Sometimes we focus too much on traditional metrics, here is a great post on non financial measurements….
This is a guest post from James Slavet of venture firm Greylock Partners. Slavet’s investments include Coupons.com, Groupon, One Kings Lane and Redfin. Greylock Partners has invested in Facebook, LinkedIn and Pandora..
After years of leading teams and then, at Greylock, watching some of the best startup CEOs in the world, I’ve learned that the most important metrics are often ones you never read about on the income statement or in the financial press.
“If you can measure it, you can manage it” is a business saying that goes way back. Maybe it was Henry Ford who said that, or Peter Drucker? Regardless, most managers only measure outputs, not inputs, which is like telling a Little League team to score more runs, rather than actually explaining how to swing a bat and make contact with the ball. Similarly, most companies measure traffic, revenue or earnings, without considering how to improve the company at an atomic level: how to make a meeting better, or an engineer more productive.
Here are five metrics that great teams should measure:
Metric 1: Flow State Percentage
Jobs that require a lot of brainpower—software programming for instance—also demand deep concentration. You know that feeling when you’re “in the zone,” cranking on something. That is flow, a term coined by psychologist Mihaly Csikszentmihalyi. Unfortunately, most of us are constantly interrupted during the day with meetings, emails, texts, or colleagues who want to talk about stuff. These interruptions that move us out of “flow state” increase R&D cycle times and costs dramatically. Studies have shown that each time flow state is disrupted it takes fifteen minutes to get back into flow, if you can get back at all. And programmers who work in the top quartile of proper (ie uninterrupted) work environments are several times more productive than those who don’t.
Ideally programmers and other knowledge workers can spend 30% – 50% of their day in uninterrupted concentration. Most office environments don’t even come close.
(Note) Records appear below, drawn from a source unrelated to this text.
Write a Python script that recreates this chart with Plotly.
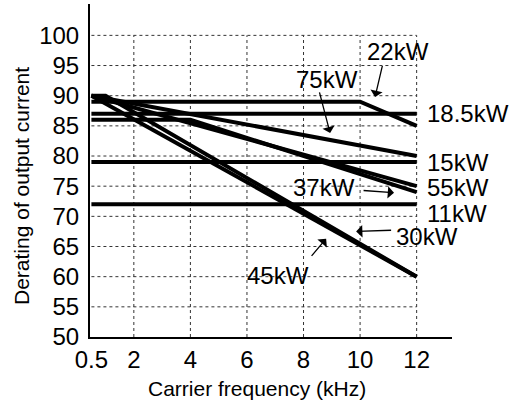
import plotly.graph_objects as go

# ---- data ----
x_11 = [0.5, 12];        y_11 = [72, 72]
x_15 = [0.5, 12];        y_15 = [79, 79]
x_185 = [0.5, 12];       y_185 = [87, 87]
x_22 = [0.5, 10, 12];    y_22 = [89, 89, 85]
x_30 = [0.5, 1, 12];     y_30 = [90, 90, 60]
x_37 = [0.5, 4, 12];     y_37 = [86, 86, 74]
x_45 = [0.5, 12];        y_45 = [90, 60]
x_55 = [0.5, 12];        y_55 = [90, 75]
x_75 = [0.5, 12];        y_75 = [90, 80]

x_ticks = [0.5, 2, 4, 6, 8, 10, 12]
x_tick_labels = ["0.5", "2", "4", "6", "8", "10", "12"]
y_ticks = [50, 55, 60, 65, 70, 75, 80, 85, 90, 95, 100]

series = [
    ("11kW", x_11, y_11), ("15kW", x_15, y_15), ("18.5kW", x_185, y_185),
    ("22kW", x_22, y_22), ("30kW", x_30, y_30), ("37kW", x_37, y_37),
    ("45kW", x_45, y_45), ("55kW", x_55, y_55), ("75kW", x_75, y_75),
]

FONT = "Liberation Sans, Arial, Helvetica, sans-serif"

fig = go.Figure()

# dotted grid box limited to the tick range
gx0, gx1 = x_ticks[0], x_ticks[-1]
gy0, gy1 = y_ticks[0], y_ticks[-1]
for yv in y_ticks[1:]:
    fig.add_shape(type="line", x0=gx0, x1=gx1, y0=yv, y1=yv, xref="x", yref="y",
                  line=dict(color="#333333", width=1, dash="dot"), layer="below")
for xv in x_ticks[1:]:
    fig.add_shape(type="line", x0=xv, x1=xv, y0=gy0, y1=gy1, xref="x", yref="y",
                  line=dict(color="#333333", width=1, dash="dot"), layer="below")

for name, xs, ys in series:
    fig.add_trace(go.Scatter(x=xs, y=ys, mode="lines", name=name,
                             line=dict(color="black", width=4), showlegend=False,
                             hoverinfo="skip"))

# labels (text, x, y, xanchor)
labels = [
    ("22kW", 11.34, 97.4, "center"),
    ("75kW", 8.84, 92.7, "center"),
    ("18.5kW", 12.3, 87.0, "left"),
    ("15kW", 12.3, 78.9, "left"),
    ("55kW", 12.3, 74.7, "left"),
    ("11kW", 12.3, 70.5, "left"),
    ("30kW", 11.2, 66.6, "left"),
    ("37kW", 8.74, 74.8, "center"),
    ("45kW", 7.1, 60.2, "center"),
]
for t, xv, yv, xa in labels:
    fig.add_annotation(x=xv, y=yv, text=t, showarrow=False, xanchor=xa, yanchor="middle",
                       font=dict(family=FONT, size=24, color="black"))

# arrows: (tail_x, tail_y, tip_x, tip_y)
arrows = [
    (10.8, 95.2, 10.53, 89.8),
    (8.55, 90.8, 8.94, 83.8),
    (10.07, 74.3, 11.2, 73.9),
    (11.15, 67.7, 9.86, 67.5),
    (8.24, 63.2, 8.8, 66.3),
]
for tx, ty, hx, hy in arrows:
    fig.add_annotation(x=hx, y=hy, ax=tx, ay=ty, xref="x", yref="y", axref="x", ayref="y",
                       text="", showarrow=True, arrowhead=1, arrowsize=1.6,
                       arrowwidth=1.3, arrowcolor="black")

# axis titles
fig.add_annotation(xref="paper", yref="paper", x=(257 - 90) / 362, y=-(388 - 337) / 333,
                   text="Carrier frequency (kHz)", showarrow=False,
                   xanchor="center", yanchor="middle",
                   font=dict(family=FONT, size=21, color="black"))
fig.add_annotation(xref="paper", yref="paper", x=(21 - 90) / 362, y=(337 - 186) / 333,
                   text="Derating of output current", showarrow=False, textangle=-90,
                   xanchor="center", yanchor="middle",
                   font=dict(family=FONT, size=21, color="black"))

fig.update_layout(
    width=515, height=400,
    margin=dict(l=90, r=63, t=4, b=63, autoexpand=False),
    paper_bgcolor="white", plot_bgcolor="white",
    xaxis=dict(range=[0.45, 13.25], tickmode="array", tickvals=x_ticks, ticktext=x_tick_labels,
               showgrid=False, zeroline=False, showline=True, linecolor="black", linewidth=2,
               ticks="", automargin=False, tickfont=dict(family=FONT, size=24, color="black")),
    yaxis=dict(range=[50, 105.2], tickmode="array", tickvals=y_ticks,
               showgrid=False, zeroline=False, showline=True, linecolor="black", linewidth=2,
               ticks="", automargin=False, ticklabelstandoff=4,
               tickfont=dict(family=FONT, size=24, color="black")),
)

fig.write_html("out.html", config={"displayModeBar": False},
               post_script="document.body.style.margin='0';document.body.style.overflow='hidden';")
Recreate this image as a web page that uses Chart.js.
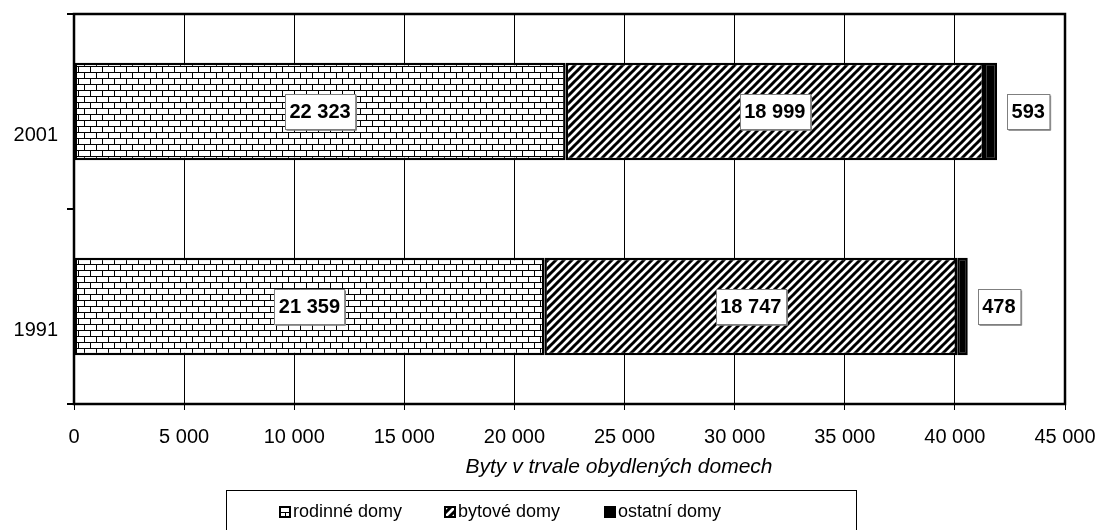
<!DOCTYPE html>
<html>
<head>
<meta charset="utf-8">
<script src="https://cdn.jsdelivr.net/npm/chart.js@4/dist/chart.umd.min.js"></script>
<style>
html,body{margin:0;padding:0;background:#fff;}
#wrap{position:relative;width:1101px;height:530px;overflow:hidden;}
#c{position:absolute;left:0;top:0;}
#legend{position:absolute;left:226px;top:490px;width:629px;height:40px;border:1px solid #000;border-bottom:none;box-sizing:content-box;font-family:"Liberation Sans",Arial,sans-serif;font-size:18px;color:#000;}
.item{position:absolute;top:9px;height:22px;line-height:22px;white-space:nowrap;}
.item canvas{vertical-align:-1px;margin-right:2px;}
</style>
</head>
<body>
<div id="wrap">
<canvas id="c" width="1101" height="530"></canvas>
<div id="legend"></div>
</div>
<script>
// ---- data ----
const categories = ['2001', '1991'];
const seriesNames = ['rodinné domy', 'bytové domy', 'ostatní domy'];
const rodinne = [22323, 21359];
const bytove = [18999, 18747];
const ostatni = [593, 478];
const xTicks = [0, 5000, 10000, 15000, 20000, 25000, 30000, 35000, 40000, 45000];
const axisTitle = 'Byty v trvale obydlených domech';

const FONT = '"Liberation Sans", Arial, sans-serif';
const fmt = n => String(n).replace(/\B(?=(\d{3})+(?!\d))/g, ' ');

// ---- patterns ----
function brickTile() {
  const t = document.createElement('canvas');
  t.width = 12; t.height = 12;
  const g = t.getContext('2d');
  g.fillStyle = '#fff'; g.fillRect(0, 0, 12, 12);
  g.fillStyle = '#000';
  g.fillRect(0, 0, 12, 1);
  g.fillRect(0, 6, 12, 1);
  g.fillRect(0, 0, 1, 6);
  g.fillRect(6, 6, 1, 6);
  return t;
}
function hatchTile() {
  const s = 8;
  const t = document.createElement('canvas');
  t.width = s; t.height = s;
  const g = t.getContext('2d');
  g.fillStyle = '#fff'; g.fillRect(0, 0, s, s);
  g.strokeStyle = '#000'; g.lineWidth = 3; g.lineCap = 'square';
  g.beginPath();
  g.moveTo(-1, s + 1); g.lineTo(s + 1, -1);
  g.moveTo(-1, 1); g.lineTo(1, -1);
  g.moveTo(s - 1, s + 1); g.lineTo(s + 1, s - 1);
  g.stroke();
  return t;
}
const ctx = document.getElementById('c').getContext('2d');
const brick = ctx.createPattern(brickTile(), 'repeat');
const hatch = ctx.createPattern(hatchTile(), 'repeat');
const fills = [brick, hatch, '#000'];

// ---- legend (HTML) ----
const legendPos = [52, 217, 377];
const legend = document.getElementById('legend');
seriesNames.forEach((name, i) => {
  const d = document.createElement('span');
  d.className = 'item';
  d.style.left = legendPos[i] + 'px';
  const ic = document.createElement('canvas');
  ic.width = 12; ic.height = 12;
  const g = ic.getContext('2d');
  g.fillStyle = i === 0 ? g.createPattern(brickTile(), 'repeat') : i === 1 ? g.createPattern(hatchTile(), 'repeat') : '#000';
  g.fillRect(0, 0, 12, 12);
  g.strokeStyle = '#000'; g.lineWidth = 2; g.strokeRect(1, 1, 10, 10);
  d.appendChild(ic);
  d.appendChild(document.createTextNode(name));
  legend.appendChild(d);
});

// ---- plugins ----
const frame = {
  id: 'frame',
  afterDatasetsDraw(chart) {
    const a = chart.chartArea, c = chart.ctx;
    c.save();
    c.strokeStyle = '#000'; c.lineWidth = 2.5;
    c.strokeRect(a.left, a.top, a.right - a.left, a.bottom - a.top);
    c.restore();
  }
};
const valueLabels = {
  id: 'valueLabels',
  afterDraw(chart) {
    const c = chart.ctx;
    c.save();
    c.font = 'bold 20px ' + FONT;
    c.textAlign = 'center';
    c.textBaseline = 'middle';
    chart.data.datasets.forEach((ds, di) => {
      const meta = chart.getDatasetMeta(di);
      meta.data.forEach((el, i) => {
        const p = el.getProps(['x', 'y', 'base'], true);
        const txt = fmt(ds.data[i]);
        const w = c.measureText(txt).width + 9;
        const h = 35;
        const cx = di < 2 ? (p.x + p.base) / 2 : p.x + 10 + w / 2;
        const cy = p.y;
        const l = Math.round(cx - w / 2) + 0.5, t = Math.round(cy - h / 2) + 0.5;
        c.fillStyle = '#fff';
        c.fillRect(l, t, w, h);
        c.strokeStyle = '#7f7f7f'; c.lineWidth = 1;
        c.strokeRect(l, t, w, h);
        c.beginPath();
        c.moveTo(l + 1, t + h + 0.8); c.lineTo(l + w + 0.8, t + h + 0.8); c.lineTo(l + w + 0.8, t + 1);
        c.stroke();
        c.fillStyle = '#000';
        c.fillText(txt, cx, cy + 1);
      });
    });
    // axis title
    c.font = 'italic 21px ' + FONT;
    c.fillText(axisTitle, 619, 467);
    c.restore();
  }
};

new Chart(ctx, {
  type: 'bar',
  data: {
    labels: categories,
    datasets: [
      { label: seriesNames[0], data: rodinne, backgroundColor: fills[0] },
      { label: seriesNames[1], data: bytove, backgroundColor: fills[1] },
      { label: seriesNames[2], data: ostatni, backgroundColor: fills[2] }
    ].map(d => Object.assign(d, { borderColor: '#000', borderWidth: 2.5, borderSkipped: false, barPercentage: 0.5, categoryPercentage: 1 }))
  },
  options: {
    indexAxis: 'y',
    responsive: false,
    animation: false,
    devicePixelRatio: 1,
    layout: { padding: { left: 0, top: 14, right: 36, bottom: 50 } },
    plugins: { legend: { display: false }, tooltip: { enabled: false } },
    scales: {
      x: {
        stacked: true,
        min: 0, max: 45000,
        afterBuildTicks(s) { s.ticks = xTicks.map(v => ({ value: v })); },
        afterFit(s) { s.height = 76; s.paddingLeft = 0; s.paddingRight = 0; },
        grid: { color: '#000', lineWidth: 1, drawTicks: true, tickLength: 6, tickColor: '#000' },
        border: { display: false },
        ticks: { color: '#000', font: { family: FONT, size: 20 }, padding: 15, maxRotation: 0, autoSkip: false, callback: v => fmt(v) }
      },
      y: {
        stacked: true,
        afterFit(s) { s.width = 74; s.paddingTop = 0; s.paddingBottom = 0; },
        grid: { drawOnChartArea: false, drawTicks: true, tickLength: 7, tickColor: '#000', lineWidth: 2, offset: true },
        border: { display: false },
        ticks: { color: '#000', font: { family: FONT, size: 20 }, padding: 9, labelOffset: 24 }
      }
    }
  },
  plugins: [frame, valueLabels]
});
</script>
</body>
</html>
To get started, ask your engineers to track for a few days their personal flow state percentages: how many hours each day are they in flow, divided by the number of total hours they’re at the office. And then brainstorm ways that the team can move this number up. For example, perhaps there’s a little paper sign at each person’s desk that says “Go Away, I’m Cranking.” Or maybe you have a day where no meetings are allowed. Tom Demarco has written insightfully on the topic of flow.
Metric 2: The Anxiety-Boredom Continuum
Years ago, back when I was younger and cooler, I took a salsa class with my wife-to-be where the instructor said something that really stuck with me. He said that his goal was to keep all of his students in the pocket between boredom and anxiety – but closer to anxiety. In other words, we shouldn’t be so overwhelmed that we break down and give up, but we also shouldn’t be coasting either. He kept the rhythm fast enough so that we were challenged, but not so difficult that we lost the steps completely. And he kept tuning the difficulty level of the class to stretch but not break us.
This same anxiety-to-boredom continuum also applies to managing people. Star performers can get bored easily, and often function best when they’re expected to rise to great challenges. You want expectations to be high, but not completely overwhelming. With this in mind, check in with your employees periodically about where they are on this continuum, while also keeping an eye out for signs of where they stand. If they have low energy, or are showing up late and leaving early, they may be bored. If they’re responding to small setbacks with anger or frustration, or getting sick a lot, they may be pushing too hard.